▼
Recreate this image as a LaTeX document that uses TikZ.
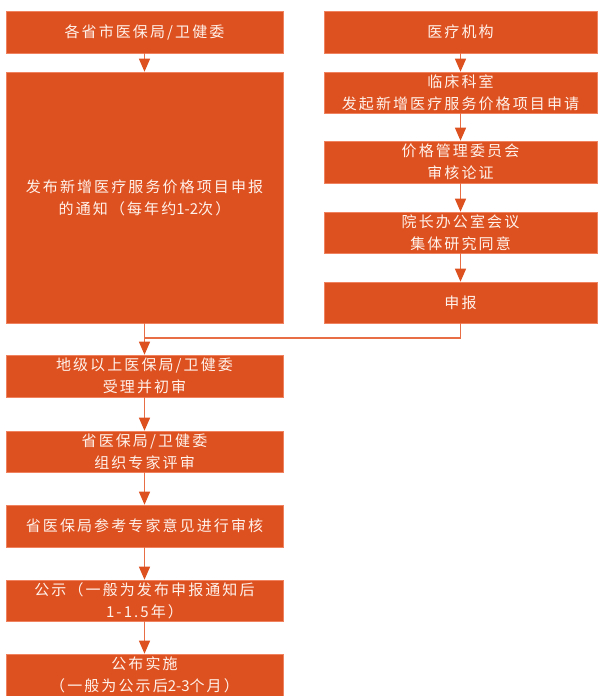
\documentclass[tikz,border=0pt]{standalone}
\usepackage{fontspec}
\newfontfamily\cjk[LetterSpace=14]{Noto Sans CJK SC}
\newfontfamily\cjkn{Noto Sans CJK SC}
\usetikzlibrary{arrows.meta}
\definecolor{boxc}{RGB}{221,81,33}
\definecolor{edgec}{RGB}{240,130,95}
\definecolor{linec}{RGB}{232,110,70}
\definecolor{txtc}{RGB}{255,242,235}
\tikzset{
  box/.style={rectangle, fill=boxc, draw=edgec, line width=0.6pt, text=txtc, align=center,
    inner sep=0pt, font={\cjk\fontsize{15pt}{22pt}\selectfont}},
  lbox/.style={box, minimum width=277pt},
  rbox/.style={box, minimum width=273pt},
  conn/.style={draw=linec, line width=1.3pt},
  arr/.style={conn, -{Triangle[length=13pt,width=11pt,color=boxc]}},
}
\begin{document}
\begin{tikzpicture}[x=1pt,y=-1pt]
\useasboundingbox (0,0) rectangle (598,696);
% left column
\node[lbox, minimum height=42pt] (l1) at (144.5,32) {各省市医保局/卫健委};
\node[lbox, minimum height=251pt] (l2) at (144.5,197.5) {发布新增医疗服务价格项目申报\\的通知（每年约{\cjkn 1-2}次）};
\node[lbox, minimum height=42pt] (l3) at (144.5,376) {地级以上医保局/卫健委\\受理并初审};
\node[lbox, minimum height=41pt] (l4) at (144.5,451.5) {省医保局/卫健委\\组织专家评审};
\node[lbox, minimum height=42pt] (l5) at (144.5,526) {省医保局参考专家意见进行审核};
\node[lbox, minimum height=41pt] (l6) at (144.5,600.5) {公示（一般为发布申报通知后\\1-1.5年）};
\node[lbox, minimum height=42pt] (l7) at (144.5,675) {公布实施\\（一般为公示后{\cjkn 2-3}个月）};
% right column
\node[rbox, minimum height=42pt] (r1) at (460.5,32) {医疗机构};
\node[rbox, minimum height=41pt] (r2) at (460.5,92.5) {临床科室\\发起新增医疗服务价格项目申请};
\node[rbox, minimum height=42pt] (r3) at (460.5,162) {价格管理委员会\\审核论证};
\node[rbox, minimum height=41pt] (r4) at (460.5,232.5) {院长办公室会议\\集体研究同意};
\node[rbox, minimum height=41pt] (r5) at (460.5,302.5) {申报};
\coordinate (join) at (144.5,338);
% connectors
\draw[arr] (l1) -- (l2);
\draw[arr] (l2) -- (l3);
\draw[arr] (l3) -- (l4);
\draw[arr] (l4) -- (l5);
\draw[arr] (l5) -- (l6);
\draw[arr] (l6) -- (l7);
\draw[arr] (r1) -- (r2);
\draw[arr] (r2) -- (r3);
\draw[arr] (r3) -- (r4);
\draw[arr] (r4) -- (r5);
\draw[conn] (r5.south) |- (join);
\end{tikzpicture}
\end{document}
▲
#### [DIRECTIONS FOR THIS TASK]
Working from the material above, transcribe it exactly while omitting pictures.

#### [RESPONSE TO THIS TASK]
Recreate this image as a LaTeX document that uses TikZ.
\documentclass[tikz,border=0pt]{standalone}
\usepackage{fontspec}
\newfontfamily\cjk[LetterSpace=14]{Noto Sans CJK SC}
\newfontfamily\cjkn{Noto Sans CJK SC}
\usetikzlibrary{arrows.meta}
\definecolor{boxc}{RGB}{221,81,33}
\definecolor{edgec}{RGB}{240,130,95}
\definecolor{linec}{RGB}{232,110,70}
\definecolor{txtc}{RGB}{255,242,235}
\tikzset{
  box/.style={rectangle, fill=boxc, draw=edgec, line width=0.6pt, text=txtc, align=center,
    inner sep=0pt, font={\cjk\fontsize{15pt}{22pt}\selectfont}},
  lbox/.style={box, minimum width=277pt},
  rbox/.style={box, minimum width=273pt},
  conn/.style={draw=linec, line width=1.3pt},
  arr/.style={conn, -{Triangle[length=13pt,width=11pt,color=boxc]}},
}
\begin{document}
\begin{tikzpicture}[x=1pt,y=-1pt]
\useasboundingbox (0,0) rectangle (598,696);
% left column
\node[lbox, minimum height=42pt] (l1) at (144.5,32) {各省市医保局/卫健委};
\node[lbox, minimum height=251pt] (l2) at (144.5,197.5) {发布新增医疗服务价格项目申报\\的通知（每年约{\cjkn 1-2}次）};
\node[lbox, minimum height=42pt] (l3) at (144.5,376) {地级以上医保局/卫健委\\受理并初审};
\node[lbox, minimum height=41pt] (l4) at (144.5,451.5) {省医保局/卫健委\\组织专家评审};
\node[lbox, minimum height=42pt] (l5) at (144.5,526) {省医保局参考专家意见进行审核};
\node[lbox, minimum height=41pt] (l6) at (144.5,600.5) {公示（一般为发布申报通知后\\1-1.5年）};
\node[lbox, minimum height=42pt] (l7) at (144.5,675) {公布实施\\（一般为公示后{\cjkn 2-3}个月）};
% right column
\node[rbox, minimum height=42pt] (r1) at (460.5,32) {医疗机构};
\node[rbox, minimum height=41pt] (r2) at (460.5,92.5) {临床科室\\发起新增医疗服务价格项目申请};
\node[rbox, minimum height=42pt] (r3) at (460.5,162) {价格管理委员会\\审核论证};
\node[rbox, minimum height=41pt] (r4) at (460.5,232.5) {院长办公室会议\\集体研究同意};
\node[rbox, minimum height=41pt] (r5) at (460.5,302.5) {申报};
\coordinate (join) at (144.5,338);
% connectors
\draw[arr] (l1) -- (l2);
\draw[arr] (l2) -- (l3);
\draw[arr] (l3) -- (l4);
\draw[arr] (l4) -- (l5);
\draw[arr] (l5) -- (l6);
\draw[arr] (l6) -- (l7);
\draw[arr] (r1) -- (r2);
\draw[arr] (r2) -- (r3);
\draw[arr] (r3) -- (r4);
\draw[arr] (r4) -- (r5);
\draw[conn] (r5.south) |- (join);
\end{tikzpicture}
\end{document}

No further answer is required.